Choosing the best small drill bit involves several strategic considerations, beginning with recognizing that the concept of “small” varies, based on many factors. Since there are numerous types of drill bits, the first variable is the material you need to drill, as this will refine the options. Other key factors to choosing the correct small drill bit for your project include the drill bit’s length, diameter, shank design, and composition of the drill bit itself, since numerous alloys and coating options are available.
When you drill holes in common materials such as wood, plastic, or ordinary sheet metal, you can usually accomplish the task with an ordinary “off-the-shelf” drill bit. Make sure you choose the correct small drill bit to accommodate the material, because a drill bit designed for drilling holes in steel, for example, is not going to last long if you attempt to drill concrete. Likewise, if the project calls for extreme precision or multiple holes, then you should look into other available options to help you choose the best small drill bit for the job.

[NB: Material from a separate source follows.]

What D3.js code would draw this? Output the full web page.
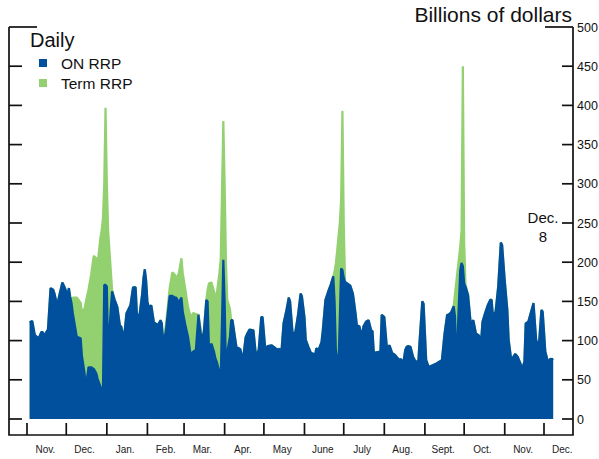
<!DOCTYPE html>
<html><head><meta charset="utf-8">
<script src="https://cdn.jsdelivr.net/npm/d3@7/dist/d3.min.js"></script>
<style>
body{margin:0;background:#fff}
svg{display:block;font-family:"Liberation Sans",Arial,Helvetica,sans-serif}
</style>
</head><body>
<svg id="chart" width="599" height="459"></svg>
<script>
// ---- Data (billions of dollars, daily) ----
const dates = [
"2014-11-03","2014-11-05","2014-11-07","2014-11-10","2014-11-12","2014-11-13","2014-11-14","2014-11-17","2014-11-19","2014-11-21",
"2014-11-22","2014-11-24","2014-11-26","2014-11-28","2014-11-30","2014-12-02","2014-12-03","2014-12-04","2014-12-05","2014-12-06",
"2014-12-09","2014-12-12","2014-12-13","2014-12-15","2014-12-16","2014-12-18","2014-12-20","2014-12-22","2014-12-24","2014-12-25",
"2014-12-27","2014-12-28","2014-12-29","2014-12-30","2014-12-31","2015-01-01","2015-01-02","2015-01-04","2015-01-05","2015-01-07",
"2015-01-09","2015-01-11","2015-01-12","2015-01-14","2015-01-16","2015-01-19","2015-01-21","2015-01-23","2015-01-24","2015-01-26",
"2015-01-28","2015-01-29","2015-01-30","2015-01-31","2015-02-01","2015-02-02","2015-02-04","2015-02-06","2015-02-09","2015-02-11",
"2015-02-12","2015-02-13","2015-02-15","2015-02-18","2015-02-20","2015-02-22","2015-02-23","2015-02-25","2015-02-27","2015-02-28",
"2015-03-02","2015-03-04","2015-03-06","2015-03-08","2015-03-10","2015-03-12","2015-03-14","2015-03-16","2015-03-18","2015-03-19",
"2015-03-20","2015-03-22","2015-03-24","2015-03-25","2015-03-26","2015-03-28","2015-03-29","2015-03-31","2015-04-01","2015-04-02",
"2015-04-03","2015-04-05","2015-04-06","2015-04-07","2015-04-10","2015-04-13","2015-04-15","2015-04-17","2015-04-18","2015-04-20",
"2015-04-23","2015-04-25","2015-04-27","2015-04-29","2015-04-30","2015-05-02","2015-05-04","2015-05-07","2015-05-10","2015-05-12",
"2015-05-13","2015-05-14","2015-05-16","2015-05-18","2015-05-20","2015-05-21","2015-05-23","2015-05-25","2015-05-27","2015-05-29",
"2015-05-30","2015-06-01","2015-06-02","2015-06-04","2015-06-06","2015-06-08","2015-06-09","2015-06-10","2015-06-12","2015-06-14",
"2015-06-15","2015-06-17","2015-06-19","2015-06-21","2015-06-23","2015-06-24","2015-06-25","2015-06-26","2015-06-27","2015-06-28",
"2015-06-29","2015-06-30","2015-07-01","2015-07-02","2015-07-06","2015-07-08","2015-07-10","2015-07-11","2015-07-13","2015-07-15",
"2015-07-16","2015-07-18","2015-07-20","2015-07-22","2015-07-23","2015-07-24","2015-07-26","2015-07-29","2015-07-30","2015-08-01",
"2015-08-03","2015-08-05","2015-08-07","2015-08-09","2015-08-12","2015-08-14","2015-08-15","2015-08-17","2015-08-18","2015-08-19",
"2015-08-21","2015-08-23","2015-08-25","2015-08-27","2015-08-28","2015-08-30","2015-08-31","2015-09-02","2015-09-04","2015-09-06",
"2015-09-09","2015-09-12","2015-09-14","2015-09-16","2015-09-18","2015-09-19","2015-09-21","2015-09-23","2015-09-24","2015-09-25",
"2015-09-28","2015-09-29","2015-09-30","2015-10-01","2015-10-02","2015-10-04","2015-10-06","2015-10-08","2015-10-10","2015-10-12",
"2015-10-14","2015-10-15","2015-10-17","2015-10-19","2015-10-21","2015-10-22","2015-10-23","2015-10-25","2015-10-27","2015-10-29",
"2015-10-30","2015-11-01","2015-11-03","2015-11-04","2015-11-06","2015-11-09","2015-11-11","2015-11-13","2015-11-14","2015-11-16",
"2015-11-17","2015-11-19","2015-11-21","2015-11-23","2015-11-25","2015-11-27","2015-11-29","2015-11-30","2015-12-02","2015-12-04",
"2015-12-06","2015-12-07","2015-12-08"
];
const onRRP = [
123,125,107,103,111,111,106,114,167,165,
160,145,160,174,167,158,167,156,148,135,
105,103,80,58,41,66,66,64,58,51,
42,37,34,171,171,169,84,140,163,152,
143,119,118,102,135,145,168,168,133,133,
160,180,191,177,150,143,145,123,120,126,
122,99,111,157,157,155,155,149,155,137,
120,105,82,86,88,133,105,109,152,150,
92,96,85,77,73,60,50,203,150,62,
85,105,126,126,92,89,75,104,108,114,
113,80,88,130,130,90,93,94,90,88,
90,77,122,137,155,150,108,111,132,160,
157,130,101,92,84,83,80,90,89,98,
113,152,162,171,182,150,88,75,67,130,
192,190,180,175,170,160,135,120,118,105,
118,124,126,113,112,84,85,86,133,130,
90,94,84,82,76,76,66,88,92,93,
92,79,73,74,101,150,147,75,66,68,
70,73,75,109,133,133,136,144,131,66,
190,199,195,173,169,158,122,126,109,107,
101,124,135,145,152,152,131,137,169,225,
222,177,139,101,75,83,79,71,63,73,
122,124,136,148,101,92,139,137,86,73,
77,76,77
];
const termRRP = [
0,0,0,0,0,0,0,0,0,0,
0,0,0,0,0,0,0,0,2,20,
50,45,57,83,109,99,118,144,147,147,
188,203,221,129,226,131,156,50,2,0,
0,0,0,0,0,0,0,0,0,0,
0,0,0,0,0,0,0,0,0,0,
0,0,7,10,30,29,24,37,50,49,
45,38,48,49,46,0,6,0,0,15,
81,78,77,79,87,126,153,177,150,138,
67,36,0,0,0,0,0,0,0,0,
0,0,0,0,0,0,0,0,0,0,
0,0,0,0,0,0,0,0,0,0,
0,0,0,0,0,0,0,0,0,0,
0,0,0,0,0,38,111,140,166,120,
88,203,70,0,0,0,0,0,0,0,
0,0,0,0,0,0,0,0,0,0,
0,0,0,0,0,0,0,0,0,0,
0,0,0,0,0,0,0,0,0,0,
0,0,0,0,0,0,0,0,29,109,
30,41,255,52,3,0,0,0,0,0,
0,0,0,0,0,0,0,0,0,0,
0,0,0,0,0,0,0,0,0,0,
0,0,0,0,0,0,0,0,0,0,
0,0,0
];
const yTicks = [0,50,100,150,200,250,300,350,400,450,500];
const monthStarts = ["2014-11-01","2014-12-01","2015-01-01","2015-02-01","2015-03-01","2015-04-01","2015-05-01",
  "2015-06-01","2015-07-01","2015-08-01","2015-09-01","2015-10-01","2015-11-01","2015-12-01"];
const monthLabels = ["Nov.","Dec.","Jan.","Feb.","Mar.","Apr.","May","June","July","Aug.","Sept.","Oct.","Nov.","Dec."];
const seriesNames = ["ON RRP","Term RRP"];
const colors = {"ON RRP":"#00509d","Term RRP":"#93d070"};

// ---- Build ----
const parse = d3.utcParse("%Y-%m-%d");
const rows = dates.map((d,i)=>({date:parse(d),"ON RRP":onRRP[i],"Term RRP":termRRP[i]}));
const stacked = d3.stack().keys(seriesNames)(rows);

const svg = d3.select("#chart");
const L = 9, R = 573, T = 27, B = 435;
const x = d3.scaleUtc().domain([parse("2014-11-01"), parse("2015-12-01")]).range([27, 544]);
const y = d3.scaleLinear().domain([0,500]).range([419, 27]);

const plot = svg.append("g");
// Draw Term RRP (stacked on top) as total area first, then ON RRP over it
["Term RRP","ON RRP"].forEach(key=>{
  const s = stacked.find(t=>t.key===key);
  plot.append("path")
    .attr("d", d3.area().x(d=>x(d.data.date)).y0(y(0)).y1(d=>y(d[1]))(s))
    .attr("fill", colors[key]);
  plot.append("path")
    .attr("d", d3.line().x(d=>x(d.data.date)).y(d=>y(d[1]))(s))
    .attr("fill", "none").attr("stroke", colors[key]).attr("stroke-width", 2.2)
    .attr("stroke-linejoin", "bevel");
});

// ---- Frame ----
const axisColor = "#111";
const frame = svg.append("g").attr("stroke", axisColor).attr("stroke-width", 1.7).attr("fill","none");
frame.append("path").attr("d", `M${L},${T}V${B}H${R}V${T}`);

// y ticks both sides
yTicks.forEach(v=>{
  const yy = y(v);
  const top = v === 500;
  frame.append("line").attr("x1", L).attr("x2", top ? 37 : 22).attr("y1", yy).attr("y2", yy);
  frame.append("line").attr("x1", top ? 545 : 562).attr("x2", R).attr("y1", yy).attr("y2", yy);
});
svg.append("g").selectAll("text").data(yTicks).join("text")
  .attr("x", 577).attr("y", d=>y(d)+4.5)
  .attr("font-size", 12.5).attr("fill", "#111")
  .text(d=>d);

// x ticks at month starts
monthStarts.forEach(m=>{
  const xx = x(parse(m));
  frame.append("line").attr("x1", xx).attr("x2", xx).attr("y1", 423).attr("y2", B);
});
svg.append("g").selectAll("text").data(monthLabels).join("text")
  .attr("x", (d,i)=>{ const s = parse(monthStarts[i]); return x(d3.utcDay.offset(s, 14)); })
  .attr("y", 453).attr("text-anchor","middle")
  .attr("font-size", 10).attr("fill", "#222")
  .text(d=>d);

// ---- Texts ----
svg.append("text").attr("x", 572).attr("y", 22).attr("text-anchor","end")
  .attr("font-size", 21).attr("fill","#111").text("Billions of dollars");

svg.append("text").attr("x", 30).attr("y", 47).attr("font-size", 20).attr("fill","#111").text("Daily");
seriesNames.forEach((n,i)=>{
  const yy = 63 + i*20;
  svg.append("rect").attr("x", 39).attr("y", yy-4).attr("width", 8).attr("height", 8).attr("fill", colors[n]);
  svg.append("text").attr("x", 61).attr("y", yy+6).attr("font-size", 15.5).attr("fill","#111").text(n);
});

svg.append("text").attr("x", 543).attr("y", 223).attr("text-anchor","middle")
  .attr("font-size", 15).attr("fill","#111").text("Dec.");
svg.append("text").attr("x", 543).attr("y", 242).attr("text-anchor","middle")
  .attr("font-size", 15).attr("fill","#111").text("8");
</script>
</body></html>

If you are not sure what drill bit size you need, many kits cover a range of sizes, with anywhere from five or six drill bits per kit to hundreds. The drill bits within the various kits generally increase in size incrementally, by fractions of an inch/centimeter, such as 1/8 inch (about 0.32 cm) and 1/16 inch (about 0.16 cm), down to thousandths of an inch/centimeter. For example, one drill bit may be 21 thousandths (0.021) inch (about 0.053 cm) in diameter, while the one next to it may be only 0.022 inch (about 0.056 cm) in diameter. You can find a small drill bit in nearly any diameter up to 2 inches (5.08 cm); anything beyond that is not usually considered “small.”
Once you select the desired diameter to accommodate your material, you should consider the drill bit length. These lengths vary based on certain size ranges. For instance, longer drill bits are sometimes needed to ensure hole depth, or simply to reach the other side of the material. Another important characteristic is the shank shape, as some drill bits are designed to accompany certain machines or drills. The straight shank is most common and fits standard drill chucks.
A final option to consider when choosing a small drill bit includes whether it has wear resistant coating, such as titanium nitride (TiN). In some cases, the composition of the drill bit itself is an even stronger alloy, such as cobalt, to maximize the life of the drill bit. Some of these options can actually make drilling holes much quicker or easier, but they will also add to the overall cost of the drill bit.